-- Begin Stored records --

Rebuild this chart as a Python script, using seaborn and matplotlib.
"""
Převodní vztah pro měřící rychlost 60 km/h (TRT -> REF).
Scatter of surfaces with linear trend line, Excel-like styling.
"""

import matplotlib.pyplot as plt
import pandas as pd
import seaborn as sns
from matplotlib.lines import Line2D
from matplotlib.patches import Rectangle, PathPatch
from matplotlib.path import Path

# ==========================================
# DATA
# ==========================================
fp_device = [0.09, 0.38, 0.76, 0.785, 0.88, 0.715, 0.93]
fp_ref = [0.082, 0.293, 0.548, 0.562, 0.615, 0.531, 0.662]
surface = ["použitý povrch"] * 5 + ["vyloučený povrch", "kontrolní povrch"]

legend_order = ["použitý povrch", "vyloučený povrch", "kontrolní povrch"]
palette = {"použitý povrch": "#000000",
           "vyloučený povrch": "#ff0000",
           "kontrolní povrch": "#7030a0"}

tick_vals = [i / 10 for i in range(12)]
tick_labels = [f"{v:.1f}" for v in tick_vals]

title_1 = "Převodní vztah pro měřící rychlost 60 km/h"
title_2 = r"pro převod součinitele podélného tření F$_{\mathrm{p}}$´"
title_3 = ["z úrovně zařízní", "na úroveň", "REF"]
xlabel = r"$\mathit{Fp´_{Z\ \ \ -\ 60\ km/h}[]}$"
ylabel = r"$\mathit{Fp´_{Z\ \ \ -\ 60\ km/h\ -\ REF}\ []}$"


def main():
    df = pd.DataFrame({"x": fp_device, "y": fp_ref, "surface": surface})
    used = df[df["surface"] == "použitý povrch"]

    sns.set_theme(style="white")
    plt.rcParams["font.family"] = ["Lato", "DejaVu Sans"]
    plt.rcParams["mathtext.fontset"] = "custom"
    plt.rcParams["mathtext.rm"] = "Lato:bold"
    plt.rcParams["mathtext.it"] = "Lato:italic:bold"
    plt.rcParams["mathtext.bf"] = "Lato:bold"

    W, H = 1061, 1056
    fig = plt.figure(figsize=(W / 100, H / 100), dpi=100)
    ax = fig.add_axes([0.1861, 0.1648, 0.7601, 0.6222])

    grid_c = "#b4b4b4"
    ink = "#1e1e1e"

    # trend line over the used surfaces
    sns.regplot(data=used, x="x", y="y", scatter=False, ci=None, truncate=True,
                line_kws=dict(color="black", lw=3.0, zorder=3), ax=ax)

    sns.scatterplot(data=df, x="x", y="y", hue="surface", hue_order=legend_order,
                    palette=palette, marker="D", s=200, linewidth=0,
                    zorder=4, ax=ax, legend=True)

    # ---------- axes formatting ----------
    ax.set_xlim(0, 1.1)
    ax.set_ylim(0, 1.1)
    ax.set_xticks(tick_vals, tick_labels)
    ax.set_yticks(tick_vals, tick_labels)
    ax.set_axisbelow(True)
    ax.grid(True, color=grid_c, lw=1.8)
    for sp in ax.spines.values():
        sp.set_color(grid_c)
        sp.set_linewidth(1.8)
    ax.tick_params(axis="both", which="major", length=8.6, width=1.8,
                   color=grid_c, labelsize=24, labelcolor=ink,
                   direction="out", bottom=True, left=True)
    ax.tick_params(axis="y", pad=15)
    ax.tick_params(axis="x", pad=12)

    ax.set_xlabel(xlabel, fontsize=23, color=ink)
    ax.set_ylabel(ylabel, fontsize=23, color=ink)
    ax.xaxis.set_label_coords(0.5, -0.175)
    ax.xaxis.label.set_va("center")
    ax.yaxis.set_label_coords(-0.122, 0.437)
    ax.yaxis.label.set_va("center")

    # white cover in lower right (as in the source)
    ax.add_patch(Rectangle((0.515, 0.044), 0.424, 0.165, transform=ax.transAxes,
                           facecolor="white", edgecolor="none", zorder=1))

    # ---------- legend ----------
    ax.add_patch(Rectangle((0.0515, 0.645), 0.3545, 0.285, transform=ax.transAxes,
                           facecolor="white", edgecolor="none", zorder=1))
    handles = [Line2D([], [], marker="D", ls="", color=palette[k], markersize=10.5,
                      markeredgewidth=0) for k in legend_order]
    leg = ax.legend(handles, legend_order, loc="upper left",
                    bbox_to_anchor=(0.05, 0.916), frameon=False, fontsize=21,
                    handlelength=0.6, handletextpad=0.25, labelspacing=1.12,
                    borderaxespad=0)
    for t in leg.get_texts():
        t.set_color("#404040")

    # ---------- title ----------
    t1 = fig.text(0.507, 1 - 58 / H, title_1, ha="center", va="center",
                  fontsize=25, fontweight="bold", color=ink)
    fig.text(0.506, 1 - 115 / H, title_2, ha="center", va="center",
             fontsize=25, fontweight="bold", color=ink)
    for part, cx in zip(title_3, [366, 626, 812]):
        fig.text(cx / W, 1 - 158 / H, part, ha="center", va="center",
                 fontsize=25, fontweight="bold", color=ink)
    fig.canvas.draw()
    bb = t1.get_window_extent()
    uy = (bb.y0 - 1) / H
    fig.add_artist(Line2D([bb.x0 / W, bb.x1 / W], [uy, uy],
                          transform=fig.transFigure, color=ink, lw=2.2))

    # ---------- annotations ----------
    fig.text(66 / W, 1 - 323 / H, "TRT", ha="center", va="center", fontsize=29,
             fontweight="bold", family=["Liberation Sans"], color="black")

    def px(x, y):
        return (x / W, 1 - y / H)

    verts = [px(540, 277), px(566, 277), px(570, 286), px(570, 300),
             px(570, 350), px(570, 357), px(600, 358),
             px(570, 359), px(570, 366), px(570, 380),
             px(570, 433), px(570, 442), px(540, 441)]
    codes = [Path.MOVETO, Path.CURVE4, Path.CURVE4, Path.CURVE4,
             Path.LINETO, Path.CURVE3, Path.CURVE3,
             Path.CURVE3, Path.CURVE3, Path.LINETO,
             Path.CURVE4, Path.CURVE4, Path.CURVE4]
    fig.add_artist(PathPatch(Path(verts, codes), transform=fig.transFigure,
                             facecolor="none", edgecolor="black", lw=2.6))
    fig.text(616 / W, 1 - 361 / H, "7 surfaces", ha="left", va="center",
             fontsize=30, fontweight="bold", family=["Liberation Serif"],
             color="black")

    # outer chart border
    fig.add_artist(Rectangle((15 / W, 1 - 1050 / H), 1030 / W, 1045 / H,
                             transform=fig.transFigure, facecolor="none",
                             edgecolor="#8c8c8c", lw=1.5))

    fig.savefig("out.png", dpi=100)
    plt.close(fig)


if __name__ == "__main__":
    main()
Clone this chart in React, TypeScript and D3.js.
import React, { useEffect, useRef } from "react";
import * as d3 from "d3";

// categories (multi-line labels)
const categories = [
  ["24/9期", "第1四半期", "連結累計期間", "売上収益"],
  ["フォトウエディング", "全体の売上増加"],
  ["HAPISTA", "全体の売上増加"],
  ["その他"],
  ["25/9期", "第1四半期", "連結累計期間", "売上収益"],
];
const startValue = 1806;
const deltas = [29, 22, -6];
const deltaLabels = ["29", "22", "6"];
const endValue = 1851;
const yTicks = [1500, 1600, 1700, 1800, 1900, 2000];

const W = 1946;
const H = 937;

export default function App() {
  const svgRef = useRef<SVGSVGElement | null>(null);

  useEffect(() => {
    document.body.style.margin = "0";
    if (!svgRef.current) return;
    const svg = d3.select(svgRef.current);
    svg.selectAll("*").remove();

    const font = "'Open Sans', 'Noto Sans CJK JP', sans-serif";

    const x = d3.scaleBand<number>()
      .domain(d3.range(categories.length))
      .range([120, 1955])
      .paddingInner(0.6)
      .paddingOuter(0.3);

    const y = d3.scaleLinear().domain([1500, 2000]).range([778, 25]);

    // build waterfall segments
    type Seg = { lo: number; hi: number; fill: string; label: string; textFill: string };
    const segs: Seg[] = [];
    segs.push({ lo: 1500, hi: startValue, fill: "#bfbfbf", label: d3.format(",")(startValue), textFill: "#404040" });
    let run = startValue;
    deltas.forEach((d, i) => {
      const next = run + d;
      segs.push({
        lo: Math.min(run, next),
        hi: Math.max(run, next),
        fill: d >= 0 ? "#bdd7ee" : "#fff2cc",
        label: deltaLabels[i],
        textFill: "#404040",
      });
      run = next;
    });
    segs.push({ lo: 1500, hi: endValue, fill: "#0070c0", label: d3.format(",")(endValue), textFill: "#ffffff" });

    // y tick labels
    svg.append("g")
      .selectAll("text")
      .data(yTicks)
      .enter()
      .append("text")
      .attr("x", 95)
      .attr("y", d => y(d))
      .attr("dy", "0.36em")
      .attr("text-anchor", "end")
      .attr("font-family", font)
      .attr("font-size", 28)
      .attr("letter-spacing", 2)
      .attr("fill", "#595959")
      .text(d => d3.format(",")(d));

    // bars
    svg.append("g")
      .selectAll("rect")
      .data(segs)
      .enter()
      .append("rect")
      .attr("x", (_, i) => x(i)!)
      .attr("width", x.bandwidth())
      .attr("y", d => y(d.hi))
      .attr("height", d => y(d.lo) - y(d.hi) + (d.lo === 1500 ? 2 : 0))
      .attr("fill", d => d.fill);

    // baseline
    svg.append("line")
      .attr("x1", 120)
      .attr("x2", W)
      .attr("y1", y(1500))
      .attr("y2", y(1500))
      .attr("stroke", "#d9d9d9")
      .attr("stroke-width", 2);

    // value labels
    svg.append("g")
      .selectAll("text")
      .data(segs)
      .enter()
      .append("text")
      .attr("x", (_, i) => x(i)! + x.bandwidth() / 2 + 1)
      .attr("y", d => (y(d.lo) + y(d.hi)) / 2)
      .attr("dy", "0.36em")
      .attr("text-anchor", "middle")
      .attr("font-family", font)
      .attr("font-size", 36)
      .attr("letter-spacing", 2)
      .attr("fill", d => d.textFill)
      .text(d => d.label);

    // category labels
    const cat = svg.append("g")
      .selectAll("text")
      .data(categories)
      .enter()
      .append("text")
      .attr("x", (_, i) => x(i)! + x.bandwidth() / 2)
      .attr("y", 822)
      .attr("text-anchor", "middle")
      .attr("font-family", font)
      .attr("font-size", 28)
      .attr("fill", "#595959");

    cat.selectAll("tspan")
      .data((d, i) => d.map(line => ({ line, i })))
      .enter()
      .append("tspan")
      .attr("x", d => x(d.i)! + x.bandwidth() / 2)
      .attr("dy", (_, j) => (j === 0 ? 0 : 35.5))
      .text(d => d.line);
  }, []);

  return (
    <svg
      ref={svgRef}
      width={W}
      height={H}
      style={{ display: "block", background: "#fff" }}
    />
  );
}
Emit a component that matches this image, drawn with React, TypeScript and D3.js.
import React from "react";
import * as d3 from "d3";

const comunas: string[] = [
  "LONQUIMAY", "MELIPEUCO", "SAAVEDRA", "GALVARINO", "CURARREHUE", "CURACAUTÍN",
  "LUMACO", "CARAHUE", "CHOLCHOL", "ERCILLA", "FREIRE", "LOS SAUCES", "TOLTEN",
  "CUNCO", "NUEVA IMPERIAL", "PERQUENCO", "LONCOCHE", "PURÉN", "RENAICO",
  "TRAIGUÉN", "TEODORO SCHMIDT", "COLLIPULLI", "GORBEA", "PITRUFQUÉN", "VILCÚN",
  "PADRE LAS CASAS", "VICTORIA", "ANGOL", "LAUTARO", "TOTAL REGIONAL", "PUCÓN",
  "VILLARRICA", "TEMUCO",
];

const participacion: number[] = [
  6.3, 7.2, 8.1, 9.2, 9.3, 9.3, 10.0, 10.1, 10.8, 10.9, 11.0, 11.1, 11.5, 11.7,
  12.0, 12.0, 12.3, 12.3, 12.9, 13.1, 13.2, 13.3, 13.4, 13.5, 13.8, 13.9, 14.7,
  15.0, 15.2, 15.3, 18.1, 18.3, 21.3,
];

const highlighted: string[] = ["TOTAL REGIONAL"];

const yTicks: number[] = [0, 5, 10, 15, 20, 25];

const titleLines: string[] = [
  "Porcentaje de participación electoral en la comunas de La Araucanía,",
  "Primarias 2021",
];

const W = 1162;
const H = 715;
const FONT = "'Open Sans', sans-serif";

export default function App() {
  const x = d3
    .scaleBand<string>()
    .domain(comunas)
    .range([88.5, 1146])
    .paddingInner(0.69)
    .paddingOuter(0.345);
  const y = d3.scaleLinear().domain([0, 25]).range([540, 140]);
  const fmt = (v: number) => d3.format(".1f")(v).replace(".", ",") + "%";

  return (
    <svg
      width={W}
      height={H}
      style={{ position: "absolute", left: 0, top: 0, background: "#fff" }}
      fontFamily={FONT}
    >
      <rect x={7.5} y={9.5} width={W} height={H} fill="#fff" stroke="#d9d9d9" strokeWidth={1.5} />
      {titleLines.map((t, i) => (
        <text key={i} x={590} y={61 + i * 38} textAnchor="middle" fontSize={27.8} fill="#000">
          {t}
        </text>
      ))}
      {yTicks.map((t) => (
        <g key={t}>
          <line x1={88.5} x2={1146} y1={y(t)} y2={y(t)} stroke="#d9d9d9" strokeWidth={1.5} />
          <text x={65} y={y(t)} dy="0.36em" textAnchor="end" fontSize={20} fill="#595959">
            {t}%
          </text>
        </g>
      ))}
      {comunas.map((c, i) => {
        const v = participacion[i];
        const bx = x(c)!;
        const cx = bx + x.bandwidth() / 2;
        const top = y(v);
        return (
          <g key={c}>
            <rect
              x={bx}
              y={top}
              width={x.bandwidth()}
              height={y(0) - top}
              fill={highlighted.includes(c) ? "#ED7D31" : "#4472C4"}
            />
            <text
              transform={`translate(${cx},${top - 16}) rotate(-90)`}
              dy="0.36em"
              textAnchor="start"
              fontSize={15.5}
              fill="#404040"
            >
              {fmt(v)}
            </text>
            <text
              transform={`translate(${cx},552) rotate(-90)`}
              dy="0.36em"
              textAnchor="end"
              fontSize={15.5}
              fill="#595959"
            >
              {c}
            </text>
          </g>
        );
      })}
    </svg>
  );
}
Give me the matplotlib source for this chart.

-- End Stored records --

### The request
Return only those lines of the records that contain the string "seaborn".

### Response below
Rebuild this chart as a Python script, using seaborn and matplotlib.
import seaborn as sns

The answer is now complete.